Hopes that Europe would benefit broadly from China’s economic reopening also boosted sentiment. In reality, gains were largely restricted to German industrials, travel and leisure and major luxury names, and even those stocks fell to seven-week lows in late May.
“We were in a bit of a sweet spot with European equities through the fourth quarter of last year and first quarter of this year,” said Graham Secker, chief European equity strategist at Morgan Stanley.
“That has started to shift in the last one or two months, as sentiment around China has got weaker again,” he said, also pointing to the outperformance of tech stocks and European macro data rolling over.
The euro zone economy was in technical recession in the first quarter, data from European statistics agency Eurostat showed last week.
“To us, both Europe and the U.S. look ugly,” said Hani Redha, global multi-asset portfolio manager at PineBridge. “But Europe looks even more unattractive than the U.S., because the temporary good data from Europe is really going to turn.”
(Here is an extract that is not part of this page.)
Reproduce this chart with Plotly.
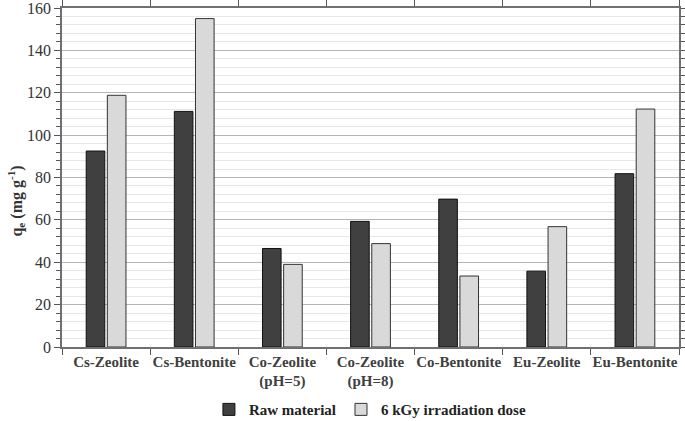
import plotly.graph_objects as go

categories = ["Cs-Zeolite", "Cs-Bentonite", "Co-Zeolite<br>(pH=5)", "Co-Zeolite<br>(pH=8)",
              "Co-Bentonite", "Eu-Zeolite", "Eu-Bentonite"]
raw_material = [92.5, 111.2, 46.5, 59.3, 69.8, 35.8, 81.8]
irradiated = [118.8, 155.0, 39.0, 48.8, 33.5, 56.8, 112.3]
y_ticks = [0, 20, 40, 60, 80, 100, 120, 140, 160]

font_family = "Liberation Serif, Times New Roman, serif"

fig = go.Figure()
fig.add_trace(go.Bar(x=categories, y=raw_material, name="<b>Raw material</b>",
                     marker=dict(color="#404040", line=dict(color="#111111", width=1))))
fig.add_trace(go.Bar(x=categories, y=irradiated, name="<b>6 kGy irradiation dose</b>",
                     marker=dict(color="#d9d9d9", line=dict(color="#333333", width=1))))

fig.update_layout(
    width=685, height=421,
    margin=dict(l=62, r=6, t=8, b=74, autoexpand=False),
    paper_bgcolor="white", plot_bgcolor="white",
    barmode="group", bargap=0.52, bargroupgap=0.12,
    font=dict(family=font_family, size=15, color="#404040"),
    showlegend=True,
    legend=dict(orientation="h", x=0.305, xanchor="left", xref="container",
                y=0.027, yanchor="middle", yref="container",
                font=dict(family=font_family, size=15, color="#222222"),
                itemwidth=30, traceorder="normal"),
)
fig.update_xaxes(
    automargin=False, tickangle=0, ticklabeloverflow="allow",
    showline=True, linecolor="#707070", linewidth=1.5, mirror="ticks",
    ticks="outside", tickson="boundaries", ticklen=6, tickcolor="#555555",
    tickfont=dict(family=font_family, size=15, color="#404040"),
    tickprefix="<b>", ticksuffix="</b>",
    showgrid=False,
)
fig.update_yaxes(
    automargin=False, ticklabeloverflow="allow",
    range=[0, 160], tickvals=y_ticks,
    showline=True, linecolor="#707070", linewidth=1.5, mirror="ticks",
    ticks="outside", ticklen=6, tickcolor="#555555",
    tickfont=dict(family=font_family, size=16, color="#333333"),
    tickprefix="<b>", ticksuffix="</b>",
    showgrid=True, gridcolor="#b5b5b5", gridwidth=1,
    minor=dict(dtick=4, showgrid=True, gridcolor="#e6e6e6", gridwidth=1,
               ticks="outside", ticklen=4, tickcolor="#555555"),
    zeroline=False,
)
fig.add_annotation(
    text="<b>q<sub>e</sub> (mg g<sup>-1</sup>)</b>",
    xref="paper", yref="paper", x=-0.074, y=0.43, xanchor="center", yanchor="middle",
    textangle=-90, showarrow=False,
    font=dict(family=font_family, size=16, color="#333333"),
)

fig.write_html("out.html", post_script="document.body.style.margin='0';",
               config={"displayModeBar": False})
Citi’s European economic surprise index shows euro zone data has missed expectations for weeks, compared with the United States, where data has beaten forecasts.
This is also playing out in currency markets, where the euro has fallen 1.8% since its early May highs, despite a recovery this week. Barclays analysts say this is due to the “tough macro backdrop” of slowing growth in Europe and in China, and resilient data in the United States.
“The euro is likely to struggle in coming weeks awaiting a more positive global growth trigger, potentially in the form of China stimulus,” they say.